* [Goal] Give back exactly the lines from the beginning of the listing below to the line holding "const pointY = [1.98, 0.37, -0.86, -1.42];", both ends included; the pictures stay out.
## BEGIN Given material
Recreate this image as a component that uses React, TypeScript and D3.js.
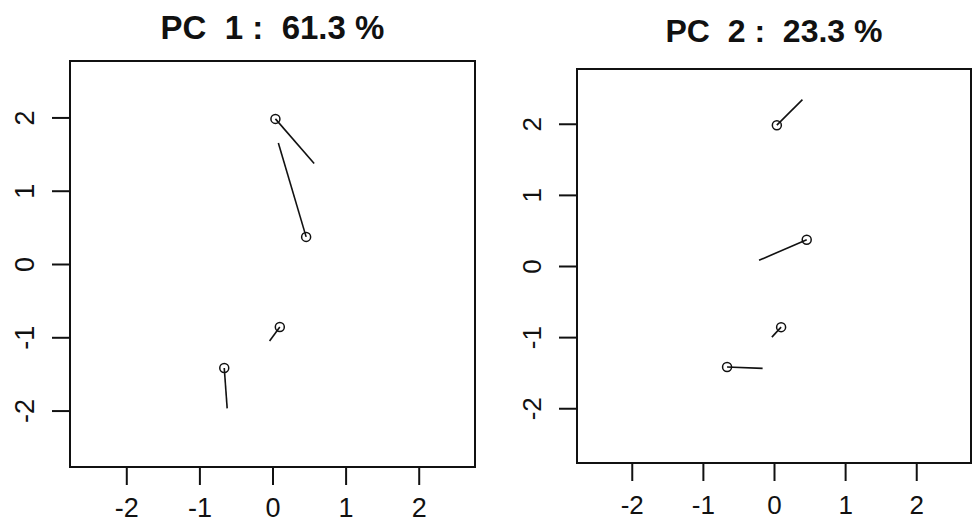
import React, { useEffect, useRef } from "react";
import * as d3 from "d3";

// scores of the four observations (same in both panels)
const pointX = [0.04, 0.46, 0.1, -0.66];
const pointY = [1.98, 0.37, -0.86, -1.42];

// end of each displacement segment, per component
const pc1EndX = [0.57, 0.08, -0.04, -0.62];
const pc1EndY = [1.37, 1.65, -1.05, -1.97];
const pc2EndX = [0.4, -0.21, -0.03, -0.16];
const pc2EndY = [2.34, 0.08, -1.0, -1.44];

const titles = ["PC  1 :  61.3 %", "PC  2 :  23.3 %"];
const ticks = [-2, -1, 0, 1, 2];
const lim = 2.77;

const panels = [
  { left: 70, top: 61, right: 475, bottom: 467, titleY: 39, titleSize: 33, tickSize: 27, labY: 50, endX: pc1EndX, endY: pc1EndY },
  { left: 577, top: 69, right: 971, bottom: 463, titleY: 42, titleSize: 32, tickSize: 26, labY: 51, endX: pc2EndX, endY: pc2EndY },
];

const App = () => {
  const svgRef = useRef<SVGSVGElement>(null);

  useEffect(() => {
    const svg = d3.select(svgRef.current);
    svg.selectAll("*").remove();
    svg.append("rect").attr("width", 972).attr("height", 524).attr("fill", "white");

    panels.forEach((p, k) => {
      const x = d3.scaleLinear().domain([-lim, lim]).range([p.left, p.right]);
      const y = d3.scaleLinear().domain([-lim, lim]).range([p.bottom, p.top]);
      const g = svg.append("g");
      const fmt = (d) => String(d); // plain hyphen minus, like R

      g.append("text")
        .attr("x", (p.left + p.right) / 2)
        .attr("y", p.titleY)
        .attr("text-anchor", "middle")
        .attr("font-size", p.titleSize)
        .attr("font-weight", "bold")
        .attr("fill", "#111")
        .style("white-space", "pre")
        .text(titles[k]);

      const xAxis = g
        .append("g")
        .attr("transform", `translate(0,${p.bottom})`)
        .call(d3.axisBottom(x).tickValues(ticks).tickSize(18).tickSizeOuter(0).tickFormat(fmt));
      xAxis.select(".domain").remove();
      xAxis.selectAll("line").attr("stroke-width", 2).attr("stroke", "#111");
      xAxis
        .selectAll("text")
        .attr("y", p.labY)
        .attr("dy", 0)
        .attr("font-size", p.tickSize)
        .attr("font-family", "Liberation Sans, Arial, sans-serif")
        .attr("fill", "#111");

      const yAxis = g
        .append("g")
        .attr("transform", `translate(${p.left},0)`)
        .call(d3.axisLeft(y).tickValues(ticks).tickSize(18).tickSizeOuter(0).tickFormat(fmt));
      yAxis.select(".domain").remove();
      yAxis.selectAll("line").attr("stroke-width", 2).attr("stroke", "#111");
      yAxis
        .selectAll("text")
        .attr("x", 0)
        .attr("dy", 0)
        .attr("transform", "translate(-36,0) rotate(-90)")
        .attr("text-anchor", "middle")
        .attr("font-size", p.tickSize)
        .attr("font-family", "Liberation Sans, Arial, sans-serif")
        .attr("fill", "#111");

      g.append("rect")
        .attr("x", p.left)
        .attr("y", p.top)
        .attr("width", p.right - p.left)
        .attr("height", p.bottom - p.top)
        .attr("fill", "none")
        .attr("stroke", "#111")
        .attr("stroke-width", 2);

      g.selectAll(".seg")
        .data(pointX)
        .join("line")
        .attr("x1", (d) => x(d))
        .attr("y1", (d, i) => y(pointY[i]))
        .attr("x2", (d, i) => x(p.endX[i]))
        .attr("y2", (d, i) => y(p.endY[i]))
        .attr("stroke", "#111")
        .attr("stroke-width", 1.6);

      g.selectAll(".pt")
        .data(pointX)
        .join("circle")
        .attr("cx", (d) => x(d))
        .attr("cy", (d, i) => y(pointY[i]))
        .attr("r", 4.5)
        .attr("fill", "none")
        .attr("stroke", "#111")
        .attr("stroke-width", 1.5);
    });
  }, []);

  return (
    <div style={{ position: "absolute", left: 0, top: 0 }}>
      <svg
        ref={svgRef}
        width={972}
        height={524}
        style={{ display: "block", fontFamily: "Liberation Sans, Arial, sans-serif" }}
      ></svg>
    </div>
  );
};

export default App;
## END Given material
* [Finished exercise]
Recreate this image as a component that uses React, TypeScript and D3.js.
import React, { useEffect, useRef } from "react";
import * as d3 from "d3";

// scores of the four observations (same in both panels)
const pointX = [0.04, 0.46, 0.1, -0.66];
const pointY = [1.98, 0.37, -0.86, -1.42];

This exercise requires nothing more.